Scene breaks would be far too jagged, but we do get paragraph breaks, and each switch starts by identifying the character so we know exactly where we stand. There are little hints of specific personalities (like the difference between “she could find no thoughts to think about it” and “knocking about with Zaphod”) but the overall tone remains consistent. And, naturally, it ends with a punchline.
This, of course, isn’t the only way to pull off this technique, but it’s a good example because it so specifically addresses the elements that can trip up readers. The omniscient narrator may know all, but they have to be able to get it across in a way that isn’t confusing.
(Standard spoiler disclaimer applies to Dragonhaven.)
One of the very first things we have to decide in writing fiction is the identity of the narrator. First or third? Multiple narrators? Limited or omniscient? True, this is something that can change a lot while writing, but you’ve got to make a decision in order to start stringing words together at all. The choice of narrator affects, and is affected by, a host of factors: genre and category expectations, which characters are privy to what events and knowledge, series considerations, thematic goals, and so on. But what happens when these factors point in different directions?

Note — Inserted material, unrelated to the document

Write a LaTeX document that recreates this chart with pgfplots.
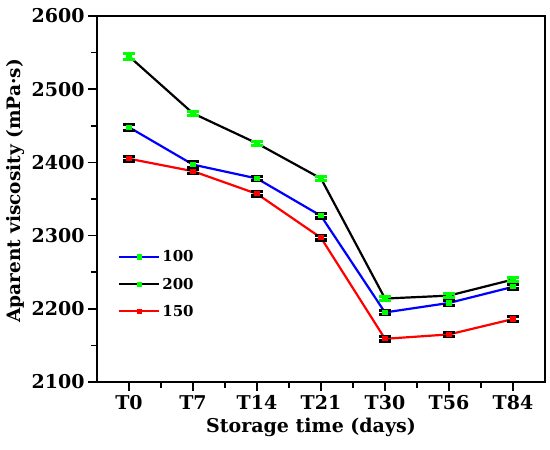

Robin McKinley’s Dragonhaven, the story of a young boy who illegally raises an orphaned dragon, is written in first person, narrated by Jake. On the face of it, first person seems like the rather obvious choice. The conceit is that this is a memoir documenting an event that is famous in Jake’s world, while in our world, the intimate and confessional nature of first person lends itself very well to YA.
But the problem is twofold. First, Jake’s narration is something of an unfiltered internal monologue, a huge departure from Robin McKinley’s usual lyrical style that was off-putting to many readers. Secondly, Jake isn’t around for some pretty major plot events, most notably, well, the entire climax. Seriously, he’s holed up with his dragons while the rest of the staff of the park holds off the National bloody Guard. He’s told how it all went down afterward, and the explanation that “we” (being the readers of the memoir in his world, not the readers of the novel in ours) should have all heard about it on the news is cute, but still makes the whole thing rather unsatisfying.
So does this mean it should have been written differently? Well, no. It’s all about priorities. This is primarily a Boy and His Dog type story, with the focus being on how a teenage boy copes with the stresses and joys of motherhood (and yes, he’s rather specific about it being motherhood) taken to fantastic extremes. Taking it out of Jake’s immediate perspective would have been a very different story, and whether “different” means “better” is highly subjective.
Still, it’s important to weigh all these factors in when you’re making these decisions in your own work. You needn’t be a slave to your author “brand” and stick exclusively to an established style and theme, but it’s still wise to be aware of what expectations your readers are bringing to the table. If you’re limiting the perspective, can you still establish the necessary events? If you’re going wide, can you still get us close to your characters? Sometimes the identity of the best narrator will jump out and beat you over the head, but frequently you’ll have to make trade-offs and weigh the pros and cons, maybe even try out several options in different drafts. Though the peanut gallery is always going to have our opinions on how well it worked, in the end, only you know what’s going to best serve the story you want to tell.